Analysts have warned investors to be cautious about investing in certain sectors that are likely to feel the brunt of an economic slowdown. The obvious examples are financial stocks, homebuilders and companies — such as retailers — that sell to consumers. The sectors already have taken a big hit.
But Merrill Lynch economist David Rosenberg has noted that operating earnings at a wide range of companies are slowing. And when that happens stocks tend not to climb, and will fall if profits drop significantly.
Although analysts generally suggest that certain sectors — such as health care and consumer staples — are safer in downturns, nothing is spared in a serious bear market, or a decline of 20 percent or more.

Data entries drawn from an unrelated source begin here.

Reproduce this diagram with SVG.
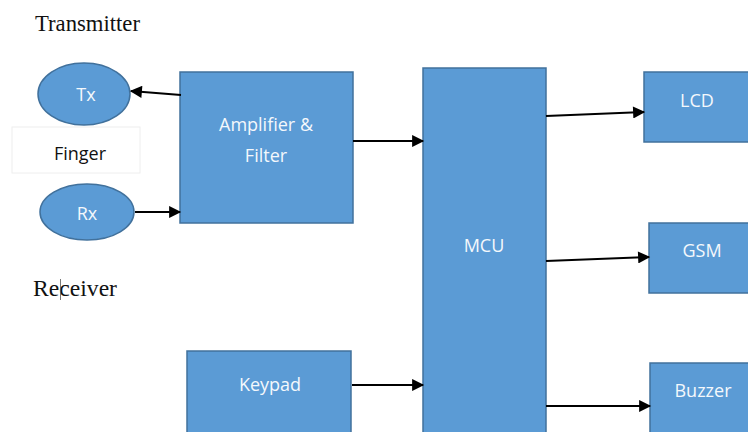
<svg xmlns="http://www.w3.org/2000/svg" width="748" height="432" viewBox="0 0 748 432">
<style>
.box{fill:#5B9BD5;stroke:#41719C;stroke-width:1.5}
.lbl{font-family:"Open Sans","Liberation Sans",sans-serif;font-size:18px;fill:#F4F8FC;text-anchor:middle}
.cap{font-family:"Liberation Serif",serif;font-size:23px;fill:#111}
.conn{stroke:#000;stroke-width:2.2;fill:none;marker-end:url(#ah)}
</style>
<defs>
<marker id="ah" viewBox="0 0 10 10" refX="9" refY="5" markerWidth="6" markerHeight="5.5" orient="auto" markerUnits="strokeWidth">
<path d="M0,0 L10,5 L0,10 z" fill="#000"/>
</marker>
</defs>
<rect width="748" height="432" fill="#fff"/>
<text class="cap" x="35" y="31" textLength="105" lengthAdjust="spacingAndGlyphs">Transmitter</text>
<g id="receiver-label">
<text class="cap" x="33" y="296" textLength="84" lengthAdjust="spacingAndGlyphs">Receiver</text>
<line x1="60.5" y1="279" x2="60.5" y2="300" stroke="#555" stroke-width="0.8"/>
</g>
<g id="tx"><ellipse class="box" cx="84" cy="94" rx="46" ry="31"/><text class="lbl" x="86" y="101">Tx</text></g>
<g id="finger"><rect x="12" y="127" width="128" height="46" fill="#fff" stroke="#eeeeee" stroke-width="1"/><text x="80" y="160" font-family="'Open Sans','Liberation Sans',sans-serif" font-size="18" fill="#111" text-anchor="middle">Finger</text></g>
<g id="rx"><ellipse class="box" cx="87" cy="212" rx="47" ry="28"/><text class="lbl" x="87" y="220">Rx</text></g>
<g id="amp"><rect class="box" x="180" y="72" width="173" height="151"/><text class="lbl" x="266" y="131">Amplifier &amp;</text><text class="lbl" x="266" y="162">Filter</text></g>
<g id="keypad"><rect class="box" x="187" y="351" width="164" height="90"/><text class="lbl" x="270" y="391">Keypad</text></g>
<g id="mcu"><rect class="box" x="423" y="68" width="123" height="372"/><text class="lbl" x="484" y="252">MCU</text></g>
<g id="lcd"><rect class="box" x="644" y="72" width="110" height="70"/><text class="lbl" x="697" y="107">LCD</text></g>
<g id="gsm"><rect class="box" x="649" y="223" width="105" height="70"/><text class="lbl" x="702" y="257">GSM</text></g>
<g id="buzzer"><rect class="box" x="650" y="363" width="104" height="80"/><text class="lbl" x="703" y="397">Buzzer</text></g>
<g id="connectors">
<line class="conn" x1="181" y1="95" x2="131" y2="91"/>
<line class="conn" x1="135" y1="212" x2="180" y2="212"/>
<line class="conn" x1="353" y1="141" x2="423" y2="141"/>
<line class="conn" x1="352" y1="385" x2="423" y2="385"/>
<line class="conn" x1="546" y1="116" x2="644" y2="112"/>
<line class="conn" x1="546" y1="261" x2="649" y2="257"/>
<line class="conn" x1="546" y1="406" x2="650" y2="406"/>
</g>
</svg>
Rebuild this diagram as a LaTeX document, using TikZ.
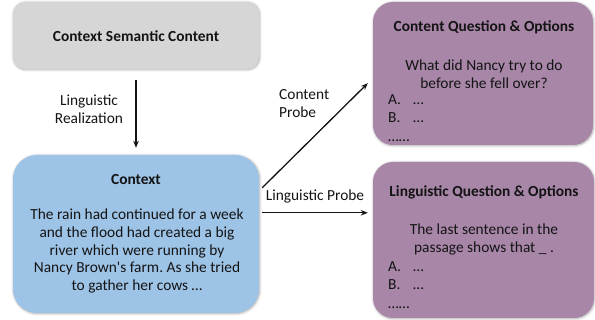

Analysis by Ned Davis Research shows that some of the most popular industries of the past few years could be hard-hit in a bear market.
Between 1973 and 2002, the average decline of commodity stocks during bear markets has been 27 percent, while industrial companies dropped 28 percent. The worst declines are 33 percent in information technology and 31 percent in consumer stocks.
The safest four are energy, with a decline of 12 percent; utilities, which lost 13 percent; consumer staples (which make products such as soap and toothpaste), down 17 percent; and health care, off 18 percent.
Generally in stock-market downturns, the industry groups that gave investors the highest returns over the previous few years suffer the most.
Ned Davis analyst Lance Stonecypher said that if it holds true in the current downturn, energy, materials and commodities would face the highest risk.